The Dow Jones Industrial Average fell 99.99 points (0.58 percent) to 17,180.84, down 105.64 points (0.61 percent).

The broad-based S&P 500 fell 12.70 (0.63 percent) to 1,989.63, while the tech-rich Nasdaq Composite Index slid 48.44 (1.04 percent) to 4,605.16.

WTI and Brent crude oil prices sank to their lowest price in more than five and a half years on worries about excess supplies. The drop pushed London’s FTSE 100 down 1.87 percent, while equity markets in France and Germany fell more than 2.5 percent.

“We seem to be hostage to the oil going down,” said Mace Blicksilver, director of Marblehead Asset Management.

Blicksilver was also cautious ahead of Wednesday’s policy announcement by the US Federal Reserve. Fed watchers are looking for clues on when the central bank will raise rates in 2015.

“The Fed cannot say anything that the markets are going to love,” he said.

Most petroleum-linked stocks continued to falter, including Dow member Chevron (-1.5 percent), Occidental Petroleum (-1.4 percent) and Marathon Oil (-2.6 percent).

But Dow member ExxonMobil advanced 0.4 percent after BMO Capital Markets raised its rating to “market perform” on the US oil giant, reasoning that lower crude prices will negatively hit Exxon “to a lesser degree than most of its peers.”

Banking stocks suffered deep losses.

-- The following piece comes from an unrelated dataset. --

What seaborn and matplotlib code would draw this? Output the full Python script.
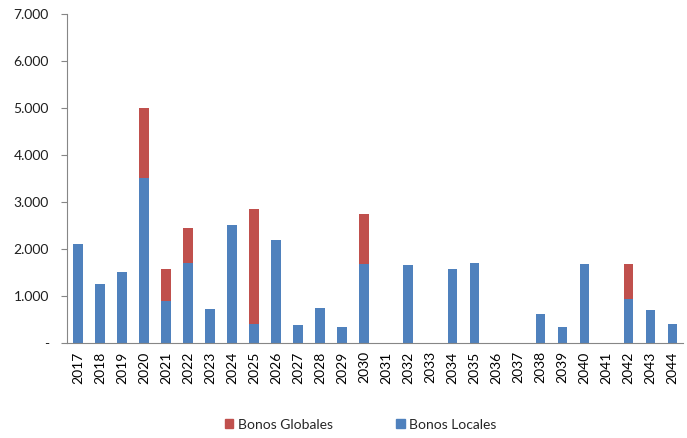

Dow member JPMorgan Chase lost 1.5 percent, Bank of America shed 1.6 percent and Citigroup lost 1.1 percent.

Biotech companies were another sector to decline. Amgen shed 3.0 percent, Celgene lost 2.3 percent and Gilead Sciences dipped 0.9 percent.

Dow member Coca-Cola lost 0.8 percent as activist fund Wintergreen Advisors called for the ouster of chief executive Juhtar Kent.

Shares of pet supply chain PetSmart jumped 4.3 percent to $80.97 after announcing that BC Partners would take over the company in an $8.7 billion, $83.00 a share deal.

Bond prices were mixed. The yield on the 10-year US Treasury rose to 2.12 percent from 2.10 percent Friday, while the 30-year dipped to 2.75 percent from 2.77 percent. Bond yields and prices move inversely.